L'8 marzo ai tempi del Covid: una donna uccisa ogni 3 giorni

08 Marzo 2021 09:00 Agata Iacono

La festa della donna con il boom di femminicidi e violenze domestiche durante il lockdown.

La condizione della donna in solo un anno è tornata a quella precedente alle prime conquiste sul divorzio e, nel lavoro, sul riconoscimento del diritto alla maternità e a poter accedere alla carriera con pari opportunità.

Siamo tornate indietro al 1974.

Chiuse in smartworking con i figli a casa (in didattica a distanza) costrette ad una coabitazione forzata e prive di sostegno socio-psico-pedagogico, assistenziale, economico, le donne sono le vittime.

E non serve la solita sceneggiata annuale per capire e denunciare che il problema è drammatico: né il governo Conte né il governo Draghi hanno affrontato il gravissimo fenomeno.

Durante il lockdown le donne che avevano già denunciato il partner per violenze sono state costrette a convivere con l'aguzzino senza che fosse nemmeno offerta un'alternativa.

La forzata coabitazione nelle case ha così allungato ancora di più la pagina nera dei femminicidi nel nostro Paese.

Il dato trova conferma nel report dell'Istat dedicato agli omicidi: nei primi 6 mesi 2020 i femminicidi sono stati pari al 45% del totale degli omicidi, contro il 35% dei primi sei mesi del 2019.

La percentuale è significativamente pari al 50% durante il lockdown nei mesi di marzo e aprile 2020 di lockdown totale.

Secondo l'Istituto di statistica le donne sono state uccise all'interno delle mura domestiche - quindi in un ambito affettivo/familiare - nel 90% dei casi nel primo semestre 2020 per mano del partner o di un ex partner (61%).

L’isolamento e l’impossibilità di sottrarsi materialmente alle violenze uscendo di casa, in un clima esacerbato dal terrorismo del contagio e dall'incertezza alimentati dai media, alimentato dall'ansia della situazione economica e lavorativa sempre più precarie, hanno reso le donne e i loro figli ancora più esposti alla violenza domestica.

Anche secondo il VII Rapporto Eures sul “Femminicidio in Italia” uno degli aspetti più rilevanti nell’analisi del fenomeno nei primi 10 mesi del 2020 riguarda proprio la “correlazione tra convivenza e rischio omicidiario”.

Si tratta di una donna uccisa ogni tre giorni.
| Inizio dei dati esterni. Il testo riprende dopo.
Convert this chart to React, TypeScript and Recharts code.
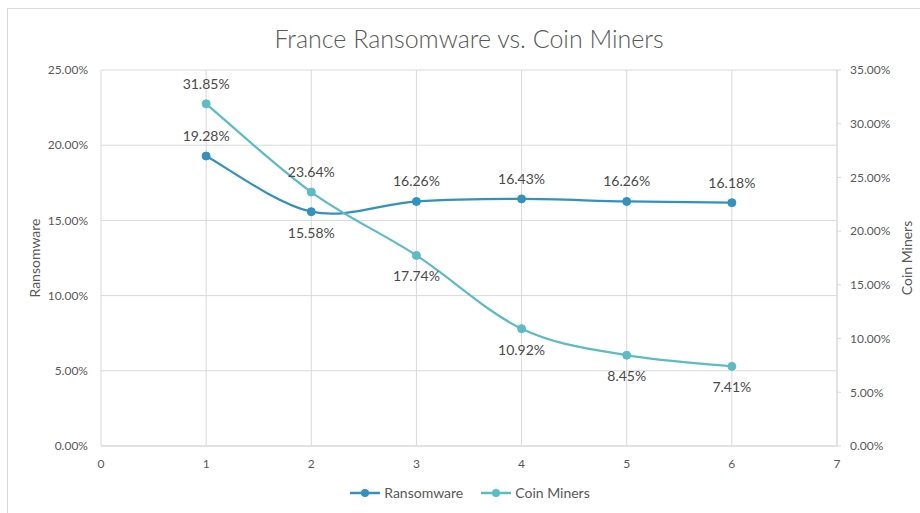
import { CartesianGrid, Line, LineChart, XAxis, YAxis } from 'recharts'

const POSITIONS = [1, 2, 3, 4, 5, 6]
const RANSOMWARE = [19.28, 15.58, 16.26, 16.43, 16.26, 16.18]
const COIN_MINERS = [31.85, 23.64, 17.74, 10.92, 8.45, 7.41]
const RANSOM_LABEL_BELOW = [false, true, false, false, false, false]
const COIN_LABEL_BELOW = [false, false, true, true, true, true]
const X_TICKS = [0, 1, 2, 3, 4, 5, 6, 7]
const LEFT_TICKS = [0, 5, 10, 15, 20, 25]
const RIGHT_TICKS = [0, 5, 10, 15, 20, 25, 30, 35]

const FONT = 'Lato, "Open Sans", sans-serif'
const RANSOM_COLOR = '#3292bf'
const COIN_COLOR = '#5cbcc5'
const GRID = '#d9d9d9'
const TICK_TEXT = '#595959'

const data = POSITIONS.map((x, i) => ({
  x,
  ransomware: RANSOMWARE[i],
  coin: COIN_MINERS[i],
}))

const pct = (v: number) => `${v.toFixed(2)}%`

// excel-style smoothed line (catmull-rom as cubic beziers)
function excelSmooth(context: any) {
  let pts: number[][] = []
  return {
    areaStart() {},
    areaEnd() {},
    lineStart() {
      pts = []
    },
    point(x: number, y: number) {
      pts.push([+x, +y])
    },
    lineEnd() {
      if (!pts.length) return
      context.moveTo(pts[0][0], pts[0][1])
      for (let i = 0; i < pts.length - 1; i++) {
        const p0 = pts[i - 1] || pts[i]
        const p1 = pts[i]
        const p2 = pts[i + 1]
        const p3 = pts[i + 2] || pts[i + 1]
        context.bezierCurveTo(
          p1[0] + (p2[0] - p0[0]) / 6,
          p1[1] + (p2[1] - p0[1]) / 6,
          p2[0] - (p3[0] - p1[0]) / 6,
          p2[1] - (p3[1] - p1[1]) / 6,
          p2[0],
          p2[1],
        )
      }
    },
  }
}

function makeLabel(below: boolean[]) {
  return (props: any) => {
    const { x, y, value, index } = props
    const dy = below[index] ? 26 : -15
    return (
      <text
        key={`lbl-${index}`}
        x={x}
        y={y + dy}
        textAnchor="middle"
        fontSize={14}
        fontFamily={FONT}
        fill="#4a4a4a"
      >
        {pct(value)}
      </text>
    )
  }
}

function LegendItem({ color, label }: { color: string; label: string }) {
  return (
    <div style={{ display: 'flex', alignItems: 'center', gap: 4 }}>
      <svg width={30} height={10}>
        <line x1={0} y1={5} x2={30} y2={5} stroke={color} strokeWidth={2.5} />
        <circle cx={15} cy={5} r={4} fill={color} />
      </svg>
      <span>{label}</span>
    </div>
  )
}

export default function App() {
  return (
    <div
      style={{
        position: 'absolute',
        left: 0,
        top: 0,
        width: 920,
        height: 513,
        overflow: 'hidden',
        background: '#fff',
        fontFamily: FONT,
      }}
    >
      <div
        style={{
          position: 'absolute',
          left: 7,
          top: 8,
          width: 940,
          height: 540,
          border: `1px solid ${GRID}`,
        }}
      />
      <div
        style={{
          position: 'absolute',
          left: 101,
          width: 736,
          top: 22,
          textAlign: 'center',
          fontSize: 25,
          fontWeight: 300,
          lineHeight: '32px',
          color: TICK_TEXT,
        }}
      >
        France Ransomware vs. Coin Miners
      </div>

      <div style={{ position: 'absolute', left: 0, top: 0 }}>
        <LineChart
          width={920}
          height={513}
          data={data}
          margin={{ top: 70, right: 0, bottom: 0, left: 0 }}
        >
          <CartesianGrid yAxisId="left" stroke={GRID} strokeWidth={1} />
          <XAxis
            dataKey="x"
            type="number"
            domain={[0, 7]}
            ticks={X_TICKS}
            height={67}
            axisLine={{ stroke: GRID }}
            tickLine={false}
            tickSize={0}
            tickMargin={13}
            tick={{ fontSize: 12, fill: TICK_TEXT, fontFamily: FONT }}
          />
          <YAxis
            yAxisId="left"
            domain={[0, 25]}
            ticks={LEFT_TICKS}
            width={101}
            axisLine={false}
            tickLine={false}
            tickSize={0}
            tickMargin={13}
            tickFormatter={pct}
            tick={{ fontSize: 12, fill: TICK_TEXT, fontFamily: FONT }}
            label={{
              value: 'Ransomware',
              angle: -90,
              position: 'center',
              dx: -15,
              fontSize: 14,
              fill: TICK_TEXT,
              fontFamily: FONT,
            }}
          />
          <YAxis
            yAxisId="right"
            orientation="right"
            domain={[0, 35]}
            ticks={RIGHT_TICKS}
            width={83}
            axisLine={{ stroke: GRID }}
            tickLine={{ stroke: GRID }}
            tickSize={4}
            tickMargin={9}
            tickFormatter={pct}
            tick={{ fontSize: 12, fill: TICK_TEXT, fontFamily: FONT }}
            label={{
              value: 'Coin Miners',
              angle: -90,
              position: 'center',
              dx: 29,
              fontSize: 14,
              fill: TICK_TEXT,
              fontFamily: FONT,
            }}
          />
          <Line
            yAxisId="left"
            dataKey="ransomware"
            type={excelSmooth as any}
            stroke={RANSOM_COLOR}
            strokeWidth={2.25}
            dot={{ r: 4, fill: RANSOM_COLOR, stroke: RANSOM_COLOR, strokeWidth: 1 }}
            activeDot={false}
            label={makeLabel(RANSOM_LABEL_BELOW)}
            isAnimationActive={false}
          />
          <Line
            yAxisId="right"
            dataKey="coin"
            type={excelSmooth as any}
            stroke={COIN_COLOR}
            strokeWidth={2.25}
            dot={{ r: 4, fill: COIN_COLOR, stroke: COIN_COLOR, strokeWidth: 1 }}
            activeDot={false}
            label={makeLabel(COIN_LABEL_BELOW)}
            isAnimationActive={false}
          />
        </LineChart>
      </div>

      <div
        style={{
          position: 'absolute',
          left: 0,
          width: 940,
          top: 484,
          display: 'flex',
          justifyContent: 'center',
          gap: 18,
          fontSize: 14,
          color: TICK_TEXT,
          lineHeight: '18px',
        }}
      >
        <LegendItem color={RANSOM_COLOR} label="Ransomware" />
        <LegendItem color={COIN_COLOR} label="Coin Miners" />
      </div>
    </div>
  )
}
Il dato sulle uccisioni delle donne ha trovato conferma pochi giorni fa anche nel rapporto del Servizio analisi criminale della Polizia. Dallo studio è emerso un incremento delle donne uccise in ambito familiare, soprattutto nei mesi febbraio, maggio e ottobre 2020 quando il 100% delle donne vittime di omicidio hanno perso la vita in un ambito familiare-affettivo.

Secondo il IV Rapporto sull’Imprenditorialità Femminile di Unioncamere negli ultimi 5 anni le imprese femminili sono aumentate a ritmi molto più sostenuti rispetto alle imprese aperte da uomini: +38.080 contro +12.704. Il lockdown ha però frenato la crescita: confrontando il periodo tra aprile e giugno 2019 con lo stesso trimestre del 2020, infatti, il numero di nuove aziende iscritte al Registro delle Imprese è calato del -42,3% per quelle femminili rispetto al -35,2% registrato per quelle maschili.

Non si possono declassificare queste violenze nell'ambito del solito discorsetto sul sessismo trasversale, che prescinde dalla classe sociale, dallo stato economico e culturale.

No.

Sono omicidi di classe.

Perché ancora più oggi la Pandemia sanitaria e la sua scellerata gestione ha messo in luce la differenza tra classi sociali, ha evidenziato come le leggi e le norme che riconoscono i diritti civili e le pari opportunità non bastano da sole a incidere sulla condizione femminile: la donna, in una catena di sfruttamento e profitto, è solo l'ultimo anello, la prima vittima sacrificale.